The business rule states that a group has only one order phone, so the order phone number can be deduced from the Group attribute of the row, but here we have two rows with the same group but different order phones - the business rule has been broken. This can only happen because the order phone depends directly on the group according to the business rule, but the group attribute is not part of any candidate key so that means that the table is not in 3rd normal form. The two rows for the Rodents group have different phone numbers, which violates the business rule but does not violate any key constraints. The same order phone information has to be recorded more than once, in however many rows refer to the group that uses that phone. This failure to achieve 3NF means that the datum can end up being different in two places, despite the business rule saying it must not be. This is unwanted and dangerous redundancy, and permits inconsistencies that can have undesirable consequences.
The 3NF Version
To get this part of the schema into 3NF, it is necessary to move the data that is dependent on something other than the key into a separate table where what it is dependent on is the key. Removing that column from the Sales-Depot table leaves this (before the phone numbers update)
City | Group | Address |
---|---|---|
Toytown | Insects | 40 Tree Rd |
Bigtown | Rodents | 3 Main St |
Oldtown | Weeds | The Orchard |
Newtown | Insects | 1 New Way |
Anytown | Rodents | 4 Old Rd |
Erehwon | Weeds | 2 South St |
A new table, the Sales-Group table is needed to hold the Order_phone information; this looks like this
Group | Order_phone |
---|---|
Insects | 800765 |
Rodents | 800210 |
Weeds | 800284 |
Group | Order_phone |
---|---|
Insects | 8007650 |
Rodents | 8002100 |
Weeds | 8002840 |
Now when the phone number update takes place, the order phone number for the Rodents sales group is only in one place in the database, so inconsistencies like the one described above can no longer occur. It is either right or wrong, and because it is in only one place it can't be right in one place but wrong in another.

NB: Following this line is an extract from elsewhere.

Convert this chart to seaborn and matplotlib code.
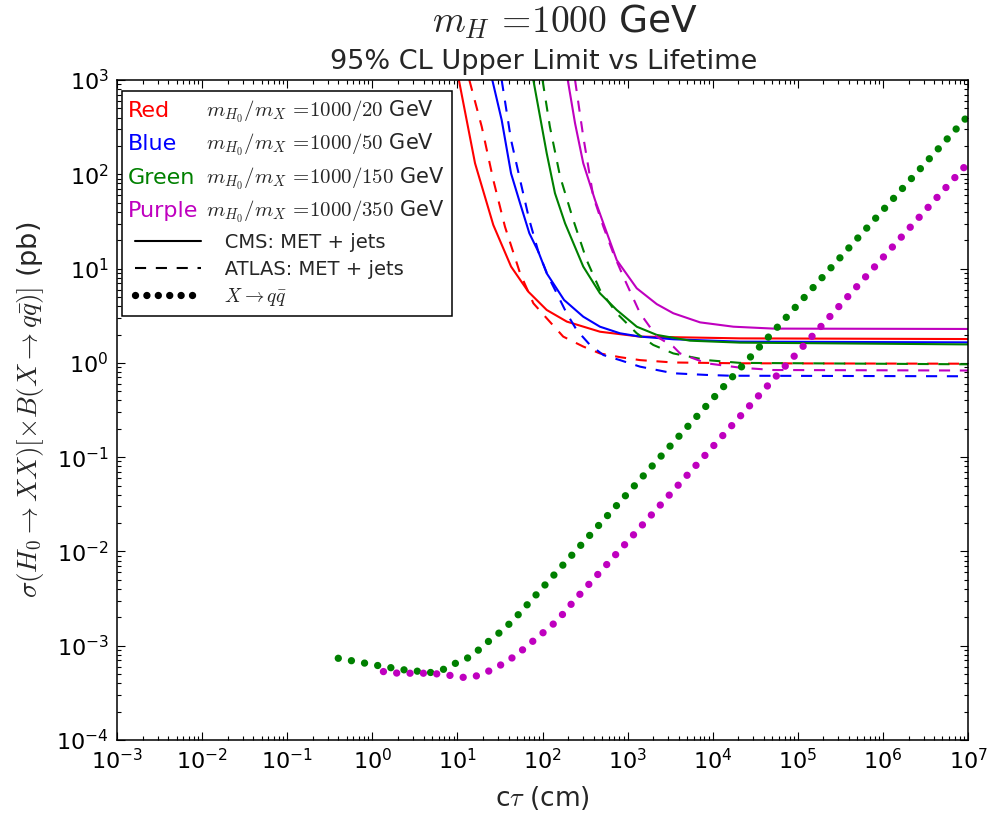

Of course, errors can be avoided by insisting that things are updated only using stored procedures that update this column for every row containing the affected group but that means winning the fight to ban ad-hoc updates, which is often unwinnable. Perhaps they can be avoided by having a trigger that updates all the remaining rows that contain this number whenever one of them is updated, but that requires you to make sure RECURSIVE TRIGGERS is OFF, which may not be acceptable. Of course these approaches only work when there not too many rows. If a large number of rows are affected, there may be a performance issue as well. Besides, it is usually a bad idea to write extra code to fix problems that wouldn't exist if you chose the right table structures.

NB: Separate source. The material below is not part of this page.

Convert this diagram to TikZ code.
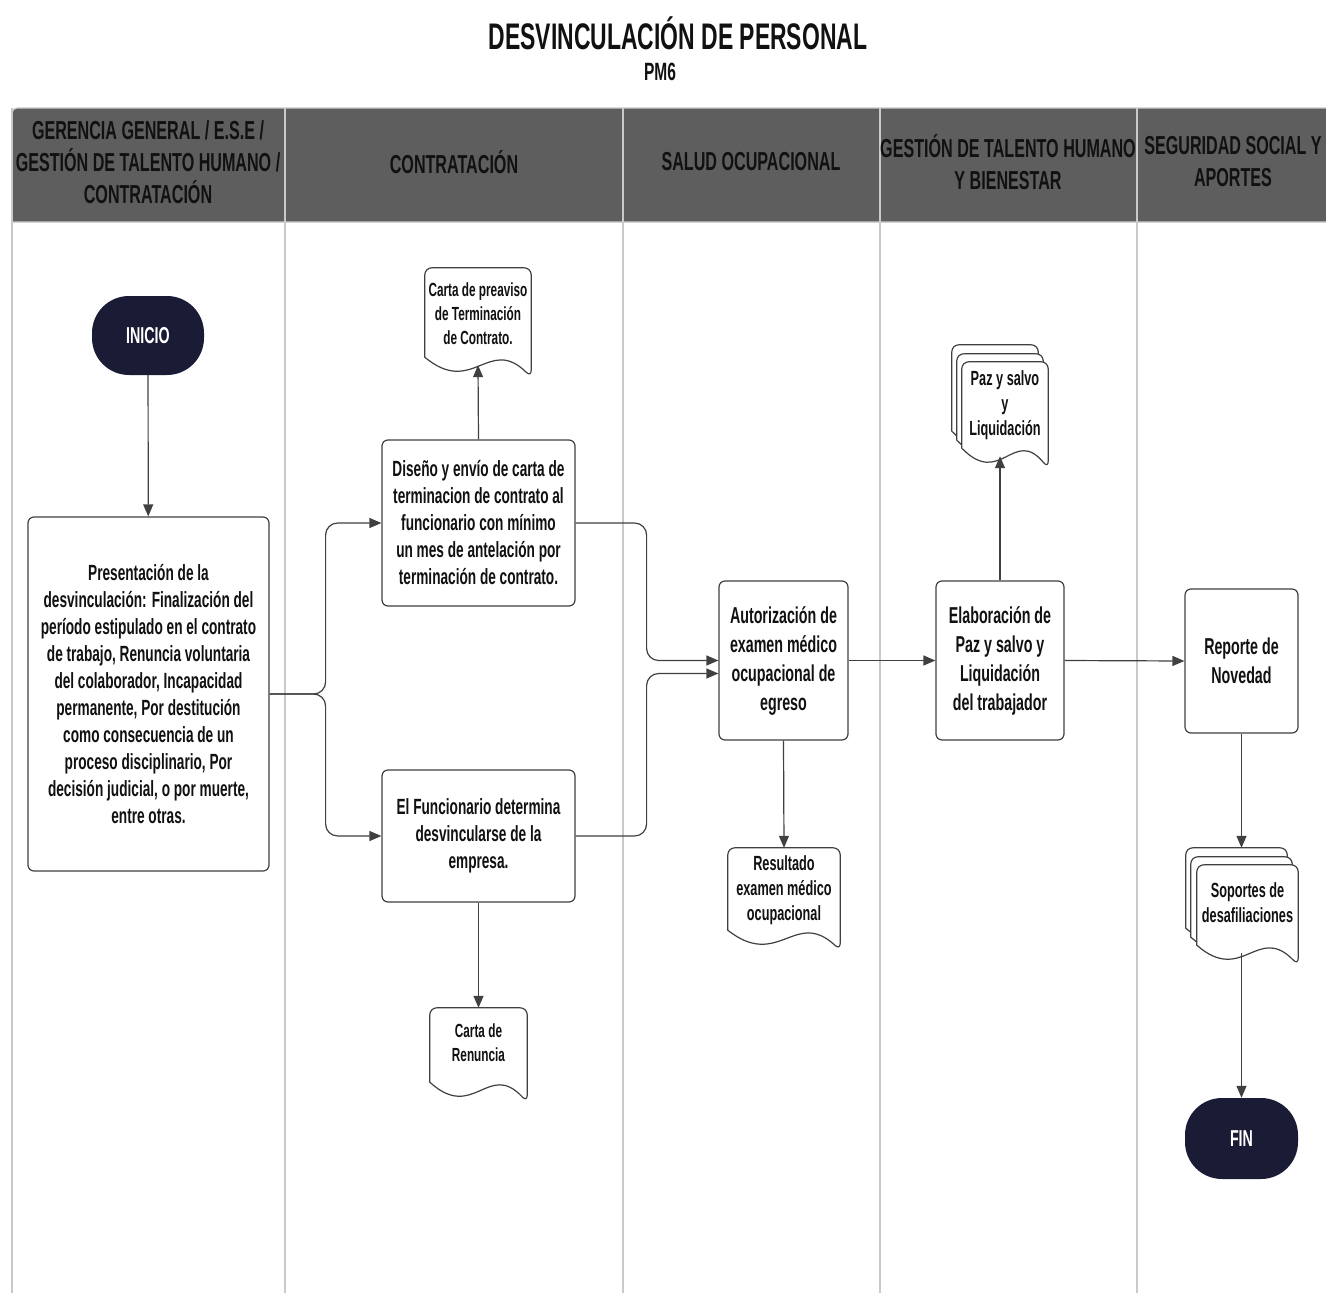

Another thing that isn't made clear by a small scale example like this one is that going to 3NF often makes a significant reduction in the size of the data, because it reduces data redundancy. With real world data, enforcing 3NF can sometimes deliver extra performance because the IO volume is vastly reduced and, when store is in short supply, it gives even more extra performance because working sets are reduced.